Forgiveness for me was always a given. It was a practice I learned as a child from my mom. She always said I’d feel better if I forgave other kids for doing bad stuff to me; so I did, and she was right! As a result, I’ve forgiven many offenders over the course of my life, learned from those events, and moved on. What I never thought about was actively giving the pain from those events to my Father in Heaven, in addition to giving forgiveness to others. It makes lots of sense when I think about it now. In the past, whenever I forgave a person for some injustice, I experienced immediate spiritual and emotional gratification. But over time, the pain of that injustice would come back and haunt me. What I understand today, is that to be totally liberated of emotional pains, one must first forgive, and then give the resulting pain to the Holy Creator. It’s a two-part process. Awareness with knowledge is a beautiful thing.

I’m sure my blog from last week generated a variety of emotions in you, the reader. Well, it is my unfortunate story. Know that the purpose of my sharing was not to generate sympathy, place blame, or discontent. I shared because it’s a story about hidden pain, and the effects of that pain on the direction of one’s life. Unfortunately, too many of us can identify with this debilitating state of being; hidden pain. Pastor Kate talks about this subject quite often. Your story may be family dysfunction or frustrations, not fitting in, health struggles, rejection, etc. Whatever the case, the effects of hidden pain will always have a negative impact our happiness.

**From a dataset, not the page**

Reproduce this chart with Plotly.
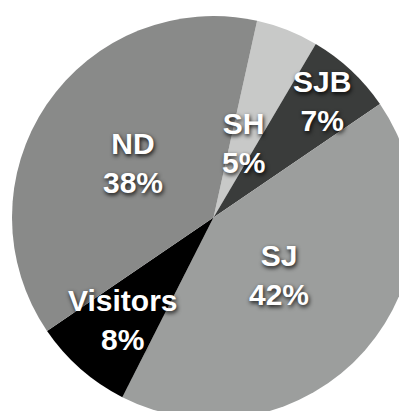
import math
import plotly.graph_objects as go

# Data
labels = ["SH", "SJB", "SJ", "Visitors", "ND"]
values = [5, 7, 42, 8, 38]

# Style
colors = ["#c8c9c8", "#3a3c3b", "#9c9e9d", "#000000", "#898a89"]
label_radius = [0.40, 0.79, 0.43, 0.68, 0.48]  # fraction of pie radius for each label
start_rotation = 12.5

fig = go.Figure(
    go.Pie(
        labels=labels,
        values=values,
        sort=False,
        direction="clockwise",
        rotation=start_rotation,
        marker=dict(colors=colors, line=dict(width=0)),
        textinfo="none",
        hoverinfo="label+percent",
        showlegend=False,
        domain=dict(x=[0, 1], y=[0, 1]),
    )
)

total = sum(values)
cum = 0
annotations = []
for lab, v, f in zip(labels, values, label_radius):
    mid = start_rotation + (cum + v / 2) / total * 360
    cum += v
    th = math.radians(mid)
    x = 0.5 + f * 0.5 * math.sin(th)
    y = 0.5 + f * 0.5 * math.cos(th)
    pct = round(v / total * 100)
    annotations.append(
        dict(
            x=x,
            y=y,
            xref="paper",
            yref="paper",
            text=f"{lab}<br>{pct}%",
            showarrow=False,
            xanchor="center",
            yanchor="middle",
            align="center",
            font=dict(
                family="Liberation Sans, Arial, sans-serif",
                size=30,
                color="white",
                weight="bold",
                shadow="1px 2px 4px rgba(0,0,0,0.9)",
            ),
        )
    )

fig.update_layout(
    width=407,
    height=411,
    margin=dict(l=4, r=0, t=8, b=0, pad=0),
    paper_bgcolor="white",
    plot_bgcolor="white",
    annotations=annotations,
)

fig.write_html("out.html")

So, as I traveled through week two of Lent, I was forced to face my hidden pains head on. I’ve learned a lot about myself that I was unaware of. The most powerful awareness of self was discovering that I’ve been viewing the world through my anger and pain born in the 1960s. I thought I was looking at the world as it is; but I was not. This coming week, my goal is to remove those lenses…frightening. Overall, this Lenten journey is feeling like freedom.